Work to complete: Write out the listing, please, but only from its first line through the line containing "320, 330, 340]", exactly as given and without pictures.

Figure scripts:
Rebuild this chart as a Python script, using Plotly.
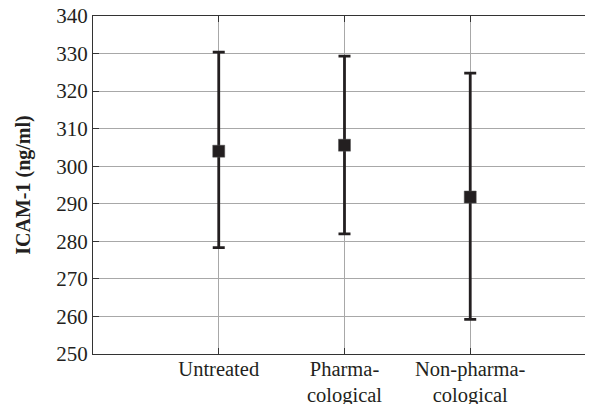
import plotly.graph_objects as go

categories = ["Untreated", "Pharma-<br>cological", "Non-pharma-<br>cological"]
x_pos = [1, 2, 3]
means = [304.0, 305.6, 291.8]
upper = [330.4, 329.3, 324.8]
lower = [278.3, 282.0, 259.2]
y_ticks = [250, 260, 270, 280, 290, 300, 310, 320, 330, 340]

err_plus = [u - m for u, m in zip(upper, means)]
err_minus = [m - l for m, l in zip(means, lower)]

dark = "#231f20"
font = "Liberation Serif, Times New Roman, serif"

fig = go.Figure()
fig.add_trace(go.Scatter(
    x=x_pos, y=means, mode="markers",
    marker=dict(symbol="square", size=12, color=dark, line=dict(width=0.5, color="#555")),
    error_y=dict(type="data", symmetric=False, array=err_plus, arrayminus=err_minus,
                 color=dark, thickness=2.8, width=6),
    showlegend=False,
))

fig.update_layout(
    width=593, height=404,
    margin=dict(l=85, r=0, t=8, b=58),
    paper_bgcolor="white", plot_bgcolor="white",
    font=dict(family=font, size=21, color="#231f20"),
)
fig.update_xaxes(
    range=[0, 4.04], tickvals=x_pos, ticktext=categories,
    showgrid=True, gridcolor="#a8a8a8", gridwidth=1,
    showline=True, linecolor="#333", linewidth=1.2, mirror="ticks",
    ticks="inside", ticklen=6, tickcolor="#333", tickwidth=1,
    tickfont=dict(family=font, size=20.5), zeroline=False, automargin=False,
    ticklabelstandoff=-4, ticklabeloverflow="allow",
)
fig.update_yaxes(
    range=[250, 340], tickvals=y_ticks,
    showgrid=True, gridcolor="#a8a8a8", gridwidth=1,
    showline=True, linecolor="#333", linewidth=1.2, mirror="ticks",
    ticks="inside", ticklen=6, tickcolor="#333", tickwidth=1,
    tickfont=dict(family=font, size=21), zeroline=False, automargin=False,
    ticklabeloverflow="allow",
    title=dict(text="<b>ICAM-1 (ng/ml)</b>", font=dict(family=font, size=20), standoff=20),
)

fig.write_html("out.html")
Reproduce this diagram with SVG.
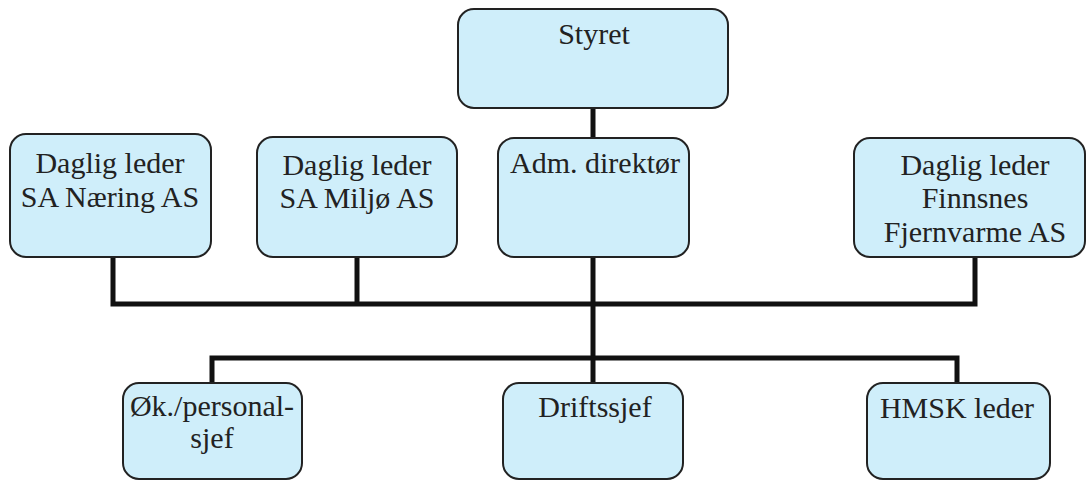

Task result:
Rebuild this chart as a Python script, using Plotly.
import plotly.graph_objects as go

categories = ["Untreated", "Pharma-<br>cological", "Non-pharma-<br>cological"]
x_pos = [1, 2, 3]
means = [304.0, 305.6, 291.8]
upper = [330.4, 329.3, 324.8]
lower = [278.3, 282.0, 259.2]
y_ticks = [250, 260, 270, 280, 290, 300, 310, 320, 330, 340]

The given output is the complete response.